**DIRECTIONS**
Your task is to reproduce, verbatim and without pictures, the lines from the opening of the listing through the line containing "const data = stations.map((s, i)".

**DATA SECTION**
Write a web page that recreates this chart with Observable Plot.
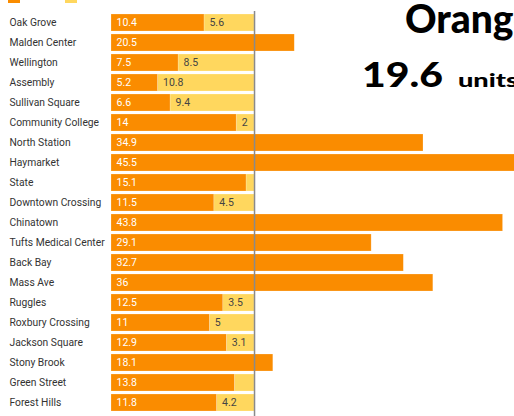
<!DOCTYPE html>
<html>
<head>
<meta charset="utf-8">
<script src="https://cdn.jsdelivr.net/npm/d3@7"></script>
<script src="https://cdn.jsdelivr.net/npm/@observablehq/plot@0.6"></script>
<style>
  html, body { margin: 0; padding: 0; background: #fff; overflow: hidden; }
  #wrap { position: relative; width: 514px; height: 416px; overflow: hidden; }
  #overlay { position: absolute; left: 0; top: 0; pointer-events: none; }
</style>
</head>
<body>
<div id="wrap">
  <div id="chart"></div>
  <svg id="overlay" width="514" height="416">
    <rect x="8" y="-2" width="12" height="5" fill="#FA8C00"></rect>
    <rect x="65" y="-2" width="12" height="5" fill="#FFD75E"></rect>
    <text x="405" y="33" font-family="Lato" font-weight="900" font-size="39" fill="#000">Orange</text>
    <text x="362" y="87" font-family="Lato" font-weight="900" font-size="35" fill="#000" textLength="81" lengthAdjust="spacingAndGlyphs">19.6</text>
    <text x="458" y="87" font-family="Lato" font-weight="900" font-size="19" fill="#000" textLength="60" lengthAdjust="spacingAndGlyphs">units</text>
  </svg>
</div>
<script>
const stations = ["Oak Grove","Malden Center","Wellington","Assembly","Sullivan Square","Community College","North Station","Haymarket","State","Downtown Crossing","Chinatown","Tufts Medical Center","Back Bay","Mass Ave","Ruggles","Roxbury Crossing","Jackson Square","Stony Brook","Green Street","Forest Hills"];
const values = [10.4,20.5,7.5,5.2,6.6,14,34.9,45.5,15.1,11.5,43.8,29.1,32.7,36,12.5,11,12.9,18.1,13.8,11.8];
const gaps = [5.6,0,8.5,10.8,9.4,2,0,0,0.9,4.5,0,0,0,0,3.5,5,3.1,0,2.2,4.2];
const gapLabels = ["5.6","","8.5","10.8","9.4","2","","","","4.5","","","","","3.5","5","3.1","","","4.2"];
const target = 16;

const data = stations.map((s, i) => ({station: s, value: values[i], gap: gaps[i], end: values[i] + gaps[i], gapLabel: gapLabels[i]}));

const chart = Plot.plot({
  width: 514,
  height: 416,
  marginLeft: 111,
  marginRight: 0,
  marginTop: 11,
  marginBottom: 0,
  style: {fontFamily: "Roboto", fontSize: "10.5px", background: "#fff", overflow: "hidden"},
  x: {domain: [0, 45.08], axis: null},
  y: {domain: stations, range: [8.15, 416.85], padding: 0.175, axis: null},
  marks: [
    Plot.barX(data.filter(d => d.gap > 0), {x1: "value", x2: "end", y: "station", fill: "#FFD75E", stroke: "#fff", strokeOpacity: 0.35, strokeWidth: 0.6}),
    Plot.barX(data, {x1: 0, x2: "value", y: "station", fill: "#FA8C00", stroke: "#fff", strokeOpacity: 0.35, strokeWidth: 0.6}),
    Plot.ruleX([target], {stroke: "#8a8a8a", strokeWidth: 1.5}),
    Plot.text(data, {x: 0, y: "station", text: d => String(d.value), dx: 5, textAnchor: "start", fill: "#fff"}),
    Plot.text(data.filter(d => d.gapLabel), {x: "value", y: "station", text: "gapLabel", dx: 5, textAnchor: "start", fill: "#444"}),
    Plot.text(data, {y: "station", text: "station", frameAnchor: "left", dx: -102, textAnchor: "start", fill: "#333", fontSize: 10.3})
  ]
});
document.getElementById("chart").appendChild(chart);
</script>
</body>
</html>
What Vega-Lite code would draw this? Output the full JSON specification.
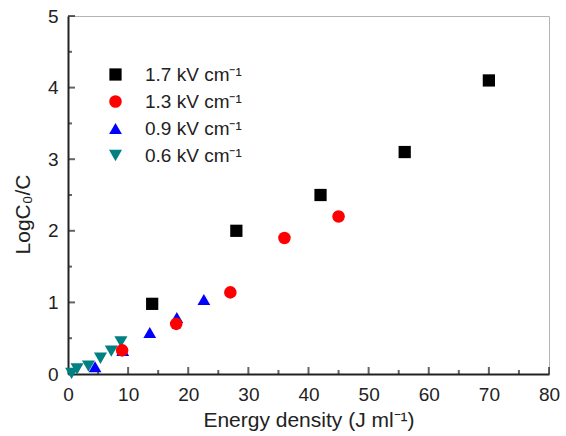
{
  "$schema": "https://vega.github.io/schema/vega-lite/v6.json",
  "width": 481,
  "height": 358,
  "autosize": {"type": "none"},
  "padding": {"left": 68, "top": 16, "right": 17, "bottom": 62},
  "background": "white",
  "config": {
    "view": {"stroke": "#b4b4b4", "strokeWidth": 1},
    "font": "Liberation Sans"
  },
  "datasets": {
    "points": [
      {"field": "0.6 kV cm⁻¹", "energy": 0.6, "logc": 0.01},
      {"field": "0.6 kV cm⁻¹", "energy": 1.5, "logc": 0.07},
      {"field": "0.6 kV cm⁻¹", "energy": 3.4, "logc": 0.11},
      {"field": "0.6 kV cm⁻¹", "energy": 5.4, "logc": 0.22},
      {"field": "0.6 kV cm⁻¹", "energy": 7.2, "logc": 0.32},
      {"field": "0.6 kV cm⁻¹", "energy": 8.8, "logc": 0.45},
      {"field": "0.9 kV cm⁻¹", "energy": 4.5, "logc": 0.1},
      {"field": "0.9 kV cm⁻¹", "energy": 9.1, "logc": 0.33},
      {"field": "0.9 kV cm⁻¹", "energy": 13.6, "logc": 0.58},
      {"field": "0.9 kV cm⁻¹", "energy": 18.1, "logc": 0.79},
      {"field": "0.9 kV cm⁻¹", "energy": 22.6, "logc": 1.04},
      {"field": "1.3 kV cm⁻¹", "energy": 9.0, "logc": 0.33},
      {"field": "1.3 kV cm⁻¹", "energy": 18.0, "logc": 0.7},
      {"field": "1.3 kV cm⁻¹", "energy": 27.0, "logc": 1.14},
      {"field": "1.3 kV cm⁻¹", "energy": 36.0, "logc": 1.9},
      {"field": "1.3 kV cm⁻¹", "energy": 45.0, "logc": 2.2},
      {"field": "1.7 kV cm⁻¹", "energy": 14.0, "logc": 0.98},
      {"field": "1.7 kV cm⁻¹", "energy": 28.0, "logc": 2.0},
      {"field": "1.7 kV cm⁻¹", "energy": 42.0, "logc": 2.5},
      {"field": "1.7 kV cm⁻¹", "energy": 56.0, "logc": 3.1},
      {"field": "1.7 kV cm⁻¹", "energy": 70.0, "logc": 4.1}
    ],
    "xMajor": [{"v": 10}, {"v": 20}, {"v": 30}, {"v": 40}, {"v": 50}, {"v": 60}, {"v": 70}, {"v": 80}],
    "xMinor": [{"v": 5}, {"v": 15}, {"v": 25}, {"v": 35}, {"v": 45}, {"v": 55}, {"v": 65}, {"v": 75}],
    "yMajor": [{"v": 1}, {"v": 2}, {"v": 3}, {"v": 4}, {"v": 5}],
    "yMinor": [{"v": 0.5}, {"v": 1.5}, {"v": 2.5}, {"v": 3.5}, {"v": 4.5}]
  },
  "layer": [
    {
      "data": {"name": "xMajor"},
      "mark": {"type": "tick", "orient": "vertical", "size": 7, "thickness": 2, "color": "#222", "yOffset": -3.5},
      "encoding": {
        "x": {"field": "v", "type": "quantitative"},
        "y": {"datum": 0, "type": "quantitative"}
      }
    },
    {
      "data": {"name": "xMinor"},
      "mark": {"type": "tick", "orient": "vertical", "size": 4, "thickness": 2, "color": "#222", "yOffset": -2},
      "encoding": {
        "x": {"field": "v", "type": "quantitative"},
        "y": {"datum": 0, "type": "quantitative"}
      }
    },
    {
      "data": {"name": "yMajor"},
      "mark": {"type": "tick", "orient": "horizontal", "size": 7, "thickness": 2, "color": "#222", "xOffset": 3.5},
      "encoding": {
        "y": {"field": "v", "type": "quantitative"},
        "x": {"datum": 0, "type": "quantitative"}
      }
    },
    {
      "data": {"name": "yMinor"},
      "mark": {"type": "tick", "orient": "horizontal", "size": 4, "thickness": 2, "color": "#222", "xOffset": 2},
      "encoding": {
        "y": {"field": "v", "type": "quantitative"},
        "x": {"datum": 0, "type": "quantitative"}
      }
    },
    {
      "data": {"name": "points"},
      "mark": {"type": "point", "filled": true, "opacity": 1},
      "encoding": {
        "x": {
          "field": "energy",
          "type": "quantitative",
          "scale": {"domain": [0, 80], "nice": false, "zero": true},
          "axis": {
            "title": "Energy density (J ml⁻¹)",
            "titleFontSize": 21,
            "titleFontWeight": "normal",
            "titleColor": "#222",
            "titlePadding": 5,
            "values": [0, 10, 20, 30, 40, 50, 60, 70, 80],
            "format": "d",
            "labelFontSize": 19,
            "labelColor": "#222",
            "labelPadding": 11,
            "labelFlush": false,
            "ticks": false,
            "domainColor": "#222",
            "domainWidth": 2,
            "grid": false
          }
        },
        "y": {
          "field": "logc",
          "type": "quantitative",
          "scale": {"domain": [0, 5], "nice": false},
          "axis": {
            "title": "LogC₀/C",
            "titleFontSize": 21,
            "titleFontWeight": "normal",
            "titleColor": "#222",
            "titleX": -35,
            "titleY": 198,
            "values": [0, 1, 2, 3, 4, 5],
            "format": "d",
            "labelFontSize": 19,
            "labelColor": "#222",
            "labelPadding": 10,
            "labelFlush": false,
            "ticks": false,
            "domainColor": "#222",
            "domainWidth": 2,
            "grid": false
          }
        },
        "color": {
          "field": "field",
          "type": "nominal",
          "scale": {
            "domain": ["1.7 kV cm⁻¹", "1.3 kV cm⁻¹", "0.9 kV cm⁻¹", "0.6 kV cm⁻¹"],
            "range": ["#000000", "#ff0000", "#0000ff", "#008080"]
          },
          "legend": {
            "title": null,
            "orient": "none",
            "legendX": 38,
            "legendY": 49,
            "labelFontSize": 19,
            "labelColor": "#222",
            "labelOffset": 20,
            "symbolSize": 100,
            "symbolOpacity": 1,
            "rowPadding": 7,
            "padding": 0
          }
        },
        "shape": {
          "field": "field",
          "type": "nominal",
          "scale": {
            "domain": ["1.7 kV cm⁻¹", "1.3 kV cm⁻¹", "0.9 kV cm⁻¹", "0.6 kV cm⁻¹"],
            "range": ["square", "circle", "triangle-up", "triangle-down"]
          },
          "legend": null
        },
        "size": {
          "field": "field",
          "type": "nominal",
          "scale": {
            "domain": ["1.7 kV cm⁻¹", "1.3 kV cm⁻¹", "0.9 kV cm⁻¹", "0.6 kV cm⁻¹"],
            "range": [150, 170, 230, 230]
          },
          "legend": null
        }
      }
    }
  ]
}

**TASK OUTPUT**
Write a web page that recreates this chart with Observable Plot.
<!DOCTYPE html>
<html>
<head>
<meta charset="utf-8">
<script src="https://cdn.jsdelivr.net/npm/d3@7"></script>
<script src="https://cdn.jsdelivr.net/npm/@observablehq/plot@0.6"></script>
<style>
  html, body { margin: 0; padding: 0; background: #fff; overflow: hidden; }
  #wrap { position: relative; width: 514px; height: 416px; overflow: hidden; }
  #overlay { position: absolute; left: 0; top: 0; pointer-events: none; }
</style>
</head>
<body>
<div id="wrap">
  <div id="chart"></div>
  <svg id="overlay" width="514" height="416">
    <rect x="8" y="-2" width="12" height="5" fill="#FA8C00"></rect>
    <rect x="65" y="-2" width="12" height="5" fill="#FFD75E"></rect>
    <text x="405" y="33" font-family="Lato" font-weight="900" font-size="39" fill="#000">Orange</text>
    <text x="362" y="87" font-family="Lato" font-weight="900" font-size="35" fill="#000" textLength="81" lengthAdjust="spacingAndGlyphs">19.6</text>
    <text x="458" y="87" font-family="Lato" font-weight="900" font-size="19" fill="#000" textLength="60" lengthAdjust="spacingAndGlyphs">units</text>
  </svg>
</div>
<script>
const stations = ["Oak Grove","Malden Center","Wellington","Assembly","Sullivan Square","Community College","North Station","Haymarket","State","Downtown Crossing","Chinatown","Tufts Medical Center","Back Bay","Mass Ave","Ruggles","Roxbury Crossing","Jackson Square","Stony Brook","Green Street","Forest Hills"];
const values = [10.4,20.5,7.5,5.2,6.6,14,34.9,45.5,15.1,11.5,43.8,29.1,32.7,36,12.5,11,12.9,18.1,13.8,11.8];
const gaps = [5.6,0,8.5,10.8,9.4,2,0,0,0.9,4.5,0,0,0,0,3.5,5,3.1,0,2.2,4.2];
const gapLabels = ["5.6","","8.5","10.8","9.4","2","","","","4.5","","","","","3.5","5","3.1","","","4.2"];
const target = 16;

const data = stations.map((s, i) => ({station: s, value: values[i], gap: gaps[i], end: values[i] + gaps[i], gapLabel: gapLabels[i]}));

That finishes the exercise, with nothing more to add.